*RECORDED DATA*:
▼▼▼

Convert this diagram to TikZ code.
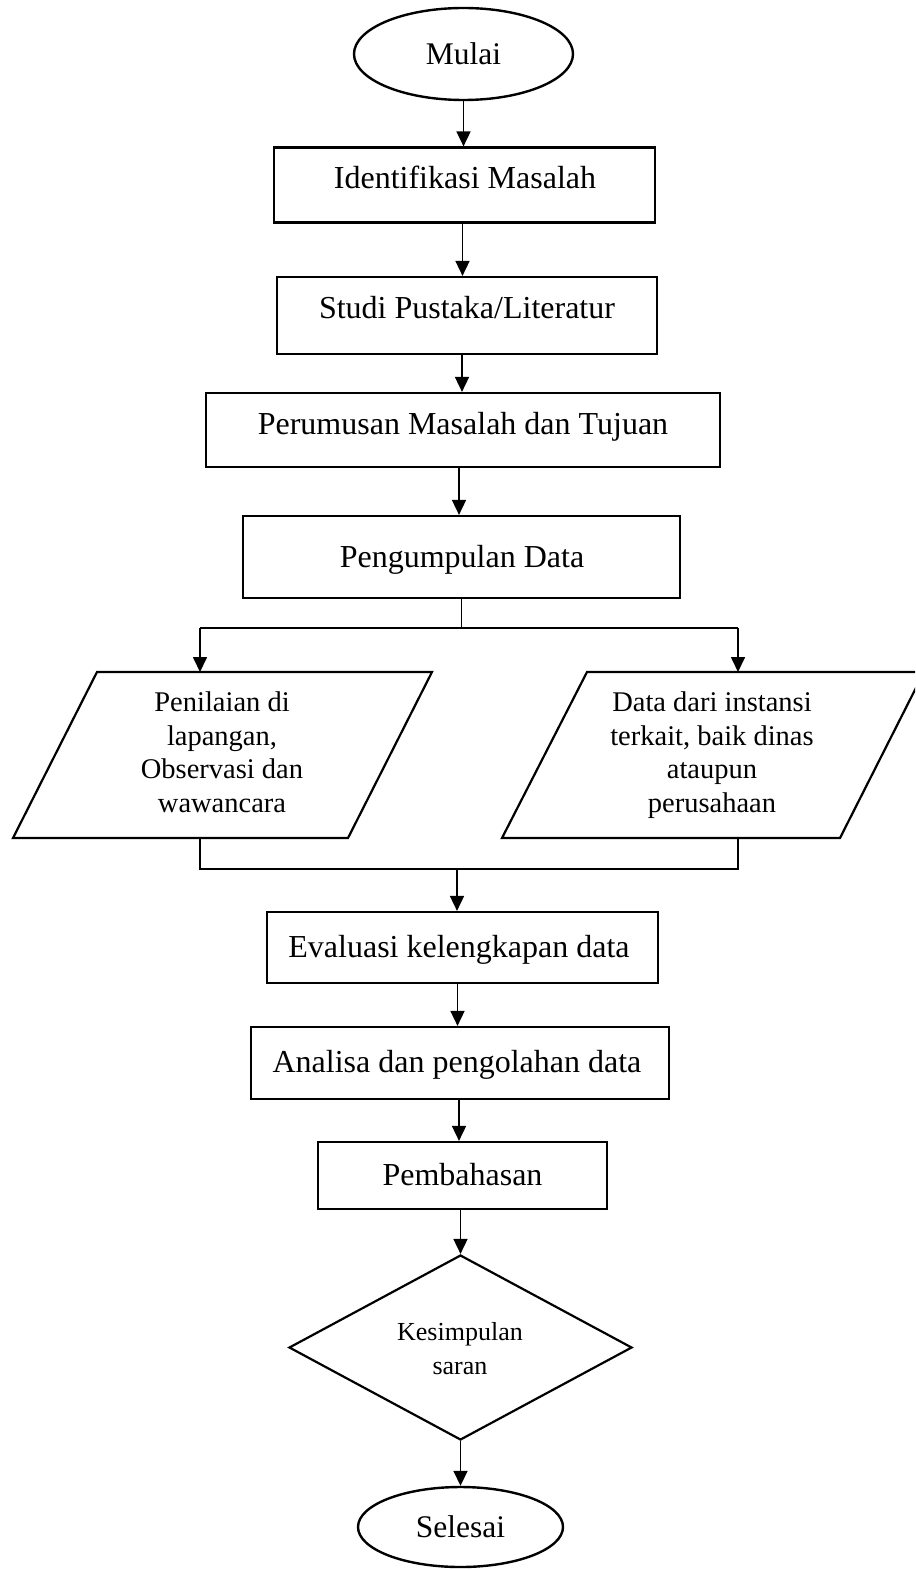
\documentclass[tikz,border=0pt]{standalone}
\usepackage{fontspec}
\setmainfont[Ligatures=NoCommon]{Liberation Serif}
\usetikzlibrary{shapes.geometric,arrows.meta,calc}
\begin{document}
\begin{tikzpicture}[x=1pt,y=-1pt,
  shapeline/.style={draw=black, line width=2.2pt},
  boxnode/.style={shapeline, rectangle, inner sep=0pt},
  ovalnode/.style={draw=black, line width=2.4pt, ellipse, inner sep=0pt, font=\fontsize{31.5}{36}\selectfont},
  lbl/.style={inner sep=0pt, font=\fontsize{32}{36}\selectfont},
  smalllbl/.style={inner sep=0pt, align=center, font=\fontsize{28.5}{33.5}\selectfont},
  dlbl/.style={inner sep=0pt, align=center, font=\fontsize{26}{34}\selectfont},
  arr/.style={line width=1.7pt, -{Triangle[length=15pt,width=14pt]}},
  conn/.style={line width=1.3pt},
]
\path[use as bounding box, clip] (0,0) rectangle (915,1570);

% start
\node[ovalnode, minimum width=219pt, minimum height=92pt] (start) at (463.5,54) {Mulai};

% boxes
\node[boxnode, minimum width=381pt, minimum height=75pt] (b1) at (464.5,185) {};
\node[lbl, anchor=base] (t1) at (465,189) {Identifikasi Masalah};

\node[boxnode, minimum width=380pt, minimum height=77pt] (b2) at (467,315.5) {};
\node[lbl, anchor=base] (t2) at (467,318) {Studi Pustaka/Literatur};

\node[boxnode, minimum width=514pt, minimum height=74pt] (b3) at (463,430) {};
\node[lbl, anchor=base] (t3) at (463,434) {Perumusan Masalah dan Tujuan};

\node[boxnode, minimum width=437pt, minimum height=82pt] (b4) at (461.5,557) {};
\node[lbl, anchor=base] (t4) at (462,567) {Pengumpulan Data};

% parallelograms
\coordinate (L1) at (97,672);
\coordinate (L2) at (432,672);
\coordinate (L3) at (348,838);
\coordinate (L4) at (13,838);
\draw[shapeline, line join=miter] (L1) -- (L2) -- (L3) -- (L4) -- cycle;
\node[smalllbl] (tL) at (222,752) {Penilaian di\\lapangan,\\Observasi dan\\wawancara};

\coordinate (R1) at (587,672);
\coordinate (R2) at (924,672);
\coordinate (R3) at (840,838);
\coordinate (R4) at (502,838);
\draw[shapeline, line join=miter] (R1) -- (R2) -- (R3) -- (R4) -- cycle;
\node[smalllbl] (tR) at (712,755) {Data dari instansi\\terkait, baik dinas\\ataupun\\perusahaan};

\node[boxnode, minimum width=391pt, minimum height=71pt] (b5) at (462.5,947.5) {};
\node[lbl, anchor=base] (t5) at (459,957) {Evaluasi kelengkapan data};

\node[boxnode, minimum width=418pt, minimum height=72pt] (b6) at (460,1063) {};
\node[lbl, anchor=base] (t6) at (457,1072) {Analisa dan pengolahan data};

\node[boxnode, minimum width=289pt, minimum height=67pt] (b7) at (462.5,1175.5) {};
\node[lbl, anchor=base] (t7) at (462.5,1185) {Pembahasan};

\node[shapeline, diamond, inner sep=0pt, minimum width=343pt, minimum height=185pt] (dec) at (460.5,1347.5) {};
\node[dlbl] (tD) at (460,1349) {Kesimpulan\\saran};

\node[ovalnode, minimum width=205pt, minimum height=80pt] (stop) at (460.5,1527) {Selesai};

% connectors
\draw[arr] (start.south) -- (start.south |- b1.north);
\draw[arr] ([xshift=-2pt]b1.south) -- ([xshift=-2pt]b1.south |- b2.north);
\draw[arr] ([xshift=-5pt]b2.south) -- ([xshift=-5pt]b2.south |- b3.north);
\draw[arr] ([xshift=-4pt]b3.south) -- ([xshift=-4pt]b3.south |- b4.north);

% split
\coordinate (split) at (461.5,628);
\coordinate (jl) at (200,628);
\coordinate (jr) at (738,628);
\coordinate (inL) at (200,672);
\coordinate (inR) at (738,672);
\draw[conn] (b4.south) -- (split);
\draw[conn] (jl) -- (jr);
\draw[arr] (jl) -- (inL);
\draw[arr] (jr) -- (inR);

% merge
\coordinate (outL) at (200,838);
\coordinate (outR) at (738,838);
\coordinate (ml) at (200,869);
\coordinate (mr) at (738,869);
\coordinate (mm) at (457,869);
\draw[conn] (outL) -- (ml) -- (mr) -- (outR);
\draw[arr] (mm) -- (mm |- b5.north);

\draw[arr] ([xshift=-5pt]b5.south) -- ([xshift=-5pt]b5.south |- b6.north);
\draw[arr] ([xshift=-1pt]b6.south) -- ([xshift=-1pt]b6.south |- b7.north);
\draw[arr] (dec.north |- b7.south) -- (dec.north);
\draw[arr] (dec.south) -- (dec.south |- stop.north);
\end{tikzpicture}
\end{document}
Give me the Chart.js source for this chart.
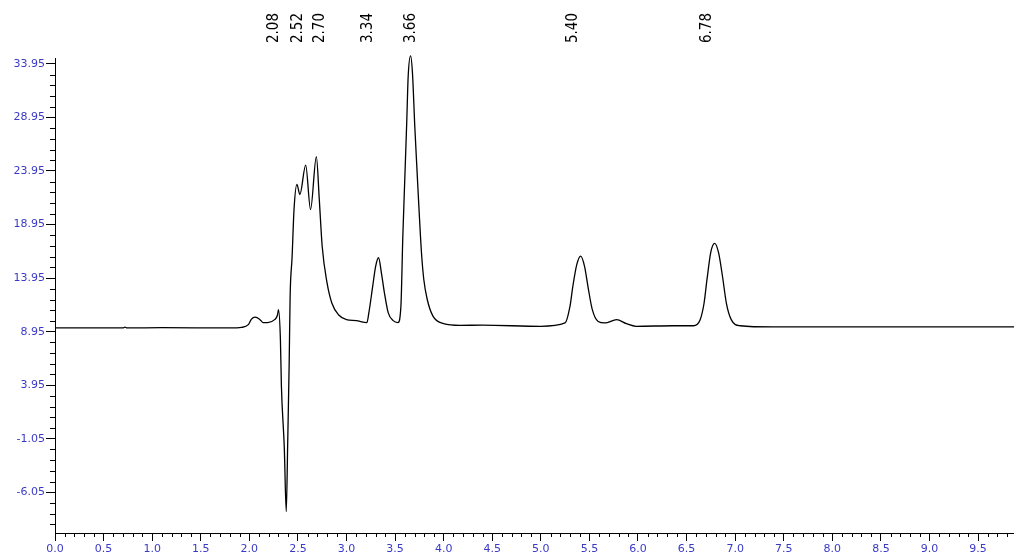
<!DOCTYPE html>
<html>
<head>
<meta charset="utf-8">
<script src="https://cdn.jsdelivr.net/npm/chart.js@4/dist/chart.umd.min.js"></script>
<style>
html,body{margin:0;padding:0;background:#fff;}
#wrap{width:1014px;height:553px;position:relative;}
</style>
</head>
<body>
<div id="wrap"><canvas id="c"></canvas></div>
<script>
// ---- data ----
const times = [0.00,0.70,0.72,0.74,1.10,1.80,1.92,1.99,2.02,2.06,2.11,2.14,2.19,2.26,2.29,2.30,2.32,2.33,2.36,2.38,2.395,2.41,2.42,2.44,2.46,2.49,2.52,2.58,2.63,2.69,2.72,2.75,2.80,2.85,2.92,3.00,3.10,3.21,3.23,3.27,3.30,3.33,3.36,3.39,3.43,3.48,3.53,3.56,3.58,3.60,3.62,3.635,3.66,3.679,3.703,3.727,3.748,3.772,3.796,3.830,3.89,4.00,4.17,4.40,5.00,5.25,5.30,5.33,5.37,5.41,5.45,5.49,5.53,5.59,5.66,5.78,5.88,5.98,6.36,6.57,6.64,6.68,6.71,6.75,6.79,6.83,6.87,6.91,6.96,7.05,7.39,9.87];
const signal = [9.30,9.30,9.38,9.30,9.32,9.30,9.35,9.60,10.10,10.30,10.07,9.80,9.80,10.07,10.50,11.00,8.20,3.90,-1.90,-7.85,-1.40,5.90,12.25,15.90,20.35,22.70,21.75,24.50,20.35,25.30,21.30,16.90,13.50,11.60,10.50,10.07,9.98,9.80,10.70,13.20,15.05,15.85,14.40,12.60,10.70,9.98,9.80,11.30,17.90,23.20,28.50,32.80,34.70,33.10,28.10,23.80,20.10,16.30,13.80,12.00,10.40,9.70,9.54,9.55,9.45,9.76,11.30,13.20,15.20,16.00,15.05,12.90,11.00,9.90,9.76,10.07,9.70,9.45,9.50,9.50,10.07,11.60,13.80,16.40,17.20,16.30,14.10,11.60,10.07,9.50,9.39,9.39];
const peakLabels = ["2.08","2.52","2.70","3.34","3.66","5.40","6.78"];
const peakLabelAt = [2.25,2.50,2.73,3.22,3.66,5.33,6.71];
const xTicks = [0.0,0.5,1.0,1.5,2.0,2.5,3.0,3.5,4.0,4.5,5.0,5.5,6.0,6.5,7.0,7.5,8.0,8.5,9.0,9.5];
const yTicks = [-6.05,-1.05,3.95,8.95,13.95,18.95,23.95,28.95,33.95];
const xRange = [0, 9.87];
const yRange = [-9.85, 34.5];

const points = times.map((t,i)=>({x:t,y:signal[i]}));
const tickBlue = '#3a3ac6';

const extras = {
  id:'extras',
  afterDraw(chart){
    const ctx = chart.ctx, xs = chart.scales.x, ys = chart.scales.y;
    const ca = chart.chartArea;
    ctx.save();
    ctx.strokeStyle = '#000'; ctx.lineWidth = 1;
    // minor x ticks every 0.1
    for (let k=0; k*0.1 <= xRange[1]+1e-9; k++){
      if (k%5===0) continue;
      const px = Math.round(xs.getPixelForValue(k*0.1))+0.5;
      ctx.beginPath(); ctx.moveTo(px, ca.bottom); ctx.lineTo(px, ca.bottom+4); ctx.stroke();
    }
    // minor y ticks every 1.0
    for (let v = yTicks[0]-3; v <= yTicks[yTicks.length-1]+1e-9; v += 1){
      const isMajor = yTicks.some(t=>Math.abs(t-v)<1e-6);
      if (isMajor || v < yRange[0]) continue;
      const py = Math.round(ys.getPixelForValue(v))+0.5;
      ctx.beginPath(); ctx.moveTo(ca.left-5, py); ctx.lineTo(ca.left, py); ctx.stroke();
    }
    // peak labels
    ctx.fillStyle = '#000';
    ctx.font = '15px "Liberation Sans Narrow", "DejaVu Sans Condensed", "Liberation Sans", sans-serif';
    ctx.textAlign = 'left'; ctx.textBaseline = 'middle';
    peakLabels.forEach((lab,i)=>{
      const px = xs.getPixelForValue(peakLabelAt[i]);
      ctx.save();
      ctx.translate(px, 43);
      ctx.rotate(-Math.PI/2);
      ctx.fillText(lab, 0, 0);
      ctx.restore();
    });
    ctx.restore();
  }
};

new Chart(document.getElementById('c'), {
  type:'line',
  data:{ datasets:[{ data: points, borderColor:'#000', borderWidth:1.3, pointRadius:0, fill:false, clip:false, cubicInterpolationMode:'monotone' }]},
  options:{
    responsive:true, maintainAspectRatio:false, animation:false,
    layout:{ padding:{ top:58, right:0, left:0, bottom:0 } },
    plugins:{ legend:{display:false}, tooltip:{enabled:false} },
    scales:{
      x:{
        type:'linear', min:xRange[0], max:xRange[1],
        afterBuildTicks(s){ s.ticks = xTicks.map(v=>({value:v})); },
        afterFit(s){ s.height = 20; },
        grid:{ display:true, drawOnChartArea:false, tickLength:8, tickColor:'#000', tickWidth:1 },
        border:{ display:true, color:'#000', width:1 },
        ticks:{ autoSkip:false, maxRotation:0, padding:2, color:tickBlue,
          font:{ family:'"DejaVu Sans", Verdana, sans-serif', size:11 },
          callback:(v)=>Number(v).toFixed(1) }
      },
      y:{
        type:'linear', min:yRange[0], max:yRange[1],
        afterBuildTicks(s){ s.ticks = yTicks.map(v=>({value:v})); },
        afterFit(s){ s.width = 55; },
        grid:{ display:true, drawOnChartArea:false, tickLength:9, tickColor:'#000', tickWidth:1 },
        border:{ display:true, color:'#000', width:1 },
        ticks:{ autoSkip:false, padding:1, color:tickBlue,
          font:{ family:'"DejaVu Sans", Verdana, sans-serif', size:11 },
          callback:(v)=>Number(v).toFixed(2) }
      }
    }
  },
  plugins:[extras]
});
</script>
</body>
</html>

▲▲▲

*WRITTEN INSTRUCTION*: Every line from the top of the entries through the line that holds "anchor=base] (t4) at" is to be quoted exactly, please, and nothing else; omit the pictures.

*COMPLETED TASK*:
Convert this diagram to TikZ code.
\documentclass[tikz,border=0pt]{standalone}
\usepackage{fontspec}
\setmainfont[Ligatures=NoCommon]{Liberation Serif}
\usetikzlibrary{shapes.geometric,arrows.meta,calc}
\begin{document}
\begin{tikzpicture}[x=1pt,y=-1pt,
  shapeline/.style={draw=black, line width=2.2pt},
  boxnode/.style={shapeline, rectangle, inner sep=0pt},
  ovalnode/.style={draw=black, line width=2.4pt, ellipse, inner sep=0pt, font=\fontsize{31.5}{36}\selectfont},
  lbl/.style={inner sep=0pt, font=\fontsize{32}{36}\selectfont},
  smalllbl/.style={inner sep=0pt, align=center, font=\fontsize{28.5}{33.5}\selectfont},
  dlbl/.style={inner sep=0pt, align=center, font=\fontsize{26}{34}\selectfont},
  arr/.style={line width=1.7pt, -{Triangle[length=15pt,width=14pt]}},
  conn/.style={line width=1.3pt},
]
\path[use as bounding box, clip] (0,0) rectangle (915,1570);

% start
\node[ovalnode, minimum width=219pt, minimum height=92pt] (start) at (463.5,54) {Mulai};

% boxes
\node[boxnode, minimum width=381pt, minimum height=75pt] (b1) at (464.5,185) {};
\node[lbl, anchor=base] (t1) at (465,189) {Identifikasi Masalah};

\node[boxnode, minimum width=380pt, minimum height=77pt] (b2) at (467,315.5) {};
\node[lbl, anchor=base] (t2) at (467,318) {Studi Pustaka/Literatur};

\node[boxnode, minimum width=514pt, minimum height=74pt] (b3) at (463,430) {};
\node[lbl, anchor=base] (t3) at (463,434) {Perumusan Masalah dan Tujuan};

\node[boxnode, minimum width=437pt, minimum height=82pt] (b4) at (461.5,557) {};
\node[lbl, anchor=base] (t4) at (462,567) {Pengumpulan Data};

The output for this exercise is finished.